GOAL => Pictures within the data are to be left out; everything else must be reproduced exactly.

SUPPLIED INFORMATION =>
____

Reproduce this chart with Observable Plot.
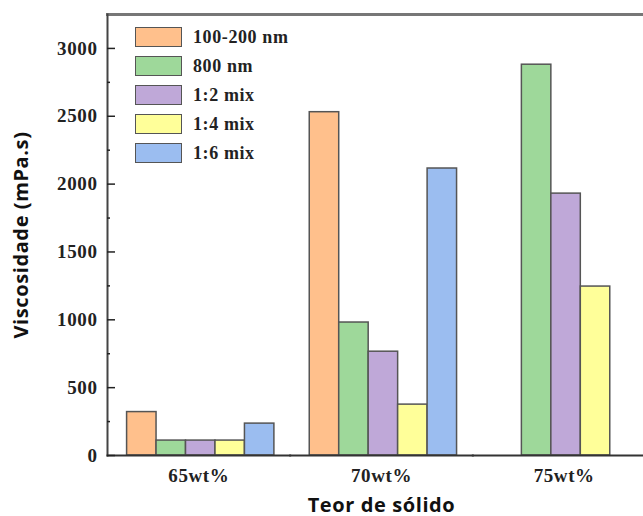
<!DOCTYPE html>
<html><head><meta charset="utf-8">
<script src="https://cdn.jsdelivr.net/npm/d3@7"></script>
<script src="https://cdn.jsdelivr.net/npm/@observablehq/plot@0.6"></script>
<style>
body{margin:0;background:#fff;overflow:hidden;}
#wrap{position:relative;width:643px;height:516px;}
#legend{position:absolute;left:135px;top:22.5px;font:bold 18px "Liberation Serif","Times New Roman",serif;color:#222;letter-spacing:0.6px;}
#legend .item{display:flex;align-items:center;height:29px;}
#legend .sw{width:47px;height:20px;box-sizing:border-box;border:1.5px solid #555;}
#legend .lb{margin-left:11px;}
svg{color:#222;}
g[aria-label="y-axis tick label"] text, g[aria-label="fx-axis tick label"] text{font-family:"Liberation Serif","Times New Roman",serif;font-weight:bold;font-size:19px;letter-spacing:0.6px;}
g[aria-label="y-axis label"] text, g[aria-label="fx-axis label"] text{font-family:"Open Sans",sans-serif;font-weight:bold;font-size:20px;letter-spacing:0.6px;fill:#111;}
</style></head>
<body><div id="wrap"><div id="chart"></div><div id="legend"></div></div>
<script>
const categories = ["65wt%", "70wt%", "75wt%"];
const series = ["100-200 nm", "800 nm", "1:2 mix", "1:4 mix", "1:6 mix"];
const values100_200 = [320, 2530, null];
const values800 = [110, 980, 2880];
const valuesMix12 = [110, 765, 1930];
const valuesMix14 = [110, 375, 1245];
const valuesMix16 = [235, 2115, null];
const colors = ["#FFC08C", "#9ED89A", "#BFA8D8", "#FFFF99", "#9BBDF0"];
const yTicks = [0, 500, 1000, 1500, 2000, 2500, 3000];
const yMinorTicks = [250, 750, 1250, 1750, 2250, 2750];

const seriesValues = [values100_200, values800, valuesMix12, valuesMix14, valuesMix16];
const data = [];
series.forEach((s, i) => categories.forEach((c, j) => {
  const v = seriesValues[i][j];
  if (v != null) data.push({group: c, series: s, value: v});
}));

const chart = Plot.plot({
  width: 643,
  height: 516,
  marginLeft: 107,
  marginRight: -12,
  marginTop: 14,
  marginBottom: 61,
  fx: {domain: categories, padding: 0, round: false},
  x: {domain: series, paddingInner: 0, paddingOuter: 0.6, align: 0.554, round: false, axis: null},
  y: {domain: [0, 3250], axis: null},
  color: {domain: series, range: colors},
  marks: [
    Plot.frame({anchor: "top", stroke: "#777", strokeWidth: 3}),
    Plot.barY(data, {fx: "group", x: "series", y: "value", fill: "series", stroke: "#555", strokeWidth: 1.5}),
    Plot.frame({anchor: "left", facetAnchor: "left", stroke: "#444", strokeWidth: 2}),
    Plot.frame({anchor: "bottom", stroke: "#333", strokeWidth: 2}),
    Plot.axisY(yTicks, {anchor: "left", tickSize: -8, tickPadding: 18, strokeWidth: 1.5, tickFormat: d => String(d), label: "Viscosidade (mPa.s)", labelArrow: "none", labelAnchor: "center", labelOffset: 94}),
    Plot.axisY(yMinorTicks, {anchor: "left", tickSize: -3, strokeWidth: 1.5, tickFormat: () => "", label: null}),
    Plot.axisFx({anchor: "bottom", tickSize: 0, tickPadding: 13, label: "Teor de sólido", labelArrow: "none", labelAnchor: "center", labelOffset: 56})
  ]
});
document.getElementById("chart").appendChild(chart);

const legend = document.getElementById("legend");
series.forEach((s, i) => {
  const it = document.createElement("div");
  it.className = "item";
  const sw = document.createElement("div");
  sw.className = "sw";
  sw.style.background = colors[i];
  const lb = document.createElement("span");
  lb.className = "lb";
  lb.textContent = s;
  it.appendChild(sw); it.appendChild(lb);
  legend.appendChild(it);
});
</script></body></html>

____

FINAL RESULT =>
Reproduce this chart with Observable Plot.
<!DOCTYPE html>
<html><head><meta charset="utf-8">
<script src="https://cdn.jsdelivr.net/npm/d3@7"></script>
<script src="https://cdn.jsdelivr.net/npm/@observablehq/plot@0.6"></script>
<style>
body{margin:0;background:#fff;overflow:hidden;}
#wrap{position:relative;width:643px;height:516px;}
#legend{position:absolute;left:135px;top:22.5px;font:bold 18px "Liberation Serif","Times New Roman",serif;color:#222;letter-spacing:0.6px;}
#legend .item{display:flex;align-items:center;height:29px;}
#legend .sw{width:47px;height:20px;box-sizing:border-box;border:1.5px solid #555;}
#legend .lb{margin-left:11px;}
svg{color:#222;}
g[aria-label="y-axis tick label"] text, g[aria-label="fx-axis tick label"] text{font-family:"Liberation Serif","Times New Roman",serif;font-weight:bold;font-size:19px;letter-spacing:0.6px;}
g[aria-label="y-axis label"] text, g[aria-label="fx-axis label"] text{font-family:"Open Sans",sans-serif;font-weight:bold;font-size:20px;letter-spacing:0.6px;fill:#111;}
</style></head>
<body><div id="wrap"><div id="chart"></div><div id="legend"></div></div>
<script>
const categories = ["65wt%", "70wt%", "75wt%"];
const series = ["100-200 nm", "800 nm", "1:2 mix", "1:4 mix", "1:6 mix"];
const values100_200 = [320, 2530, null];
const values800 = [110, 980, 2880];
const valuesMix12 = [110, 765, 1930];
const valuesMix14 = [110, 375, 1245];
const valuesMix16 = [235, 2115, null];
const colors = ["#FFC08C", "#9ED89A", "#BFA8D8", "#FFFF99", "#9BBDF0"];
const yTicks = [0, 500, 1000, 1500, 2000, 2500, 3000];
const yMinorTicks = [250, 750, 1250, 1750, 2250, 2750];

const seriesValues = [values100_200, values800, valuesMix12, valuesMix14, valuesMix16];
const data = [];
series.forEach((s, i) => categories.forEach((c, j) => {
  const v = seriesValues[i][j];
  if (v != null) data.push({group: c, series: s, value: v});
}));

const chart = Plot.plot({
  width: 643,
  height: 516,
  marginLeft: 107,
  marginRight: -12,
  marginTop: 14,
  marginBottom: 61,
  fx: {domain: categories, padding: 0, round: false},
  x: {domain: series, paddingInner: 0, paddingOuter: 0.6, align: 0.554, round: false, axis: null},
  y: {domain: [0, 3250], axis: null},
  color: {domain: series, range: colors},
  marks: [
    Plot.frame({anchor: "top", stroke: "#777", strokeWidth: 3}),
    Plot.barY(data, {fx: "group", x: "series", y: "value", fill: "series", stroke: "#555", strokeWidth: 1.5}),
    Plot.frame({anchor: "left", facetAnchor: "left", stroke: "#444", strokeWidth: 2}),
    Plot.frame({anchor: "bottom", stroke: "#333", strokeWidth: 2}),
    Plot.axisY(yTicks, {anchor: "left", tickSize: -8, tickPadding: 18, strokeWidth: 1.5, tickFormat: d => String(d), label: "Viscosidade (mPa.s)", labelArrow: "none", labelAnchor: "center", labelOffset: 94}),
    Plot.axisY(yMinorTicks, {anchor: "left", tickSize: -3, strokeWidth: 1.5, tickFormat: () => "", label: null}),
    Plot.axisFx({anchor: "bottom", tickSize: 0, tickPadding: 13, label: "Teor de sólido", labelArrow: "none", labelAnchor: "center", labelOffset: 56})
  ]
});
document.getElementById("chart").appendChild(chart);

const legend = document.getElementById("legend");
series.forEach((s, i) => {
  const it = document.createElement("div");
  it.className = "item";
  const sw = document.createElement("div");
  sw.className = "sw";
  sw.style.background = colors[i];
  const lb = document.createElement("span");
  lb.className = "lb";
  lb.textContent = s;
  it.appendChild(sw); it.appendChild(lb);
  legend.appendChild(it);
});
</script></body></html>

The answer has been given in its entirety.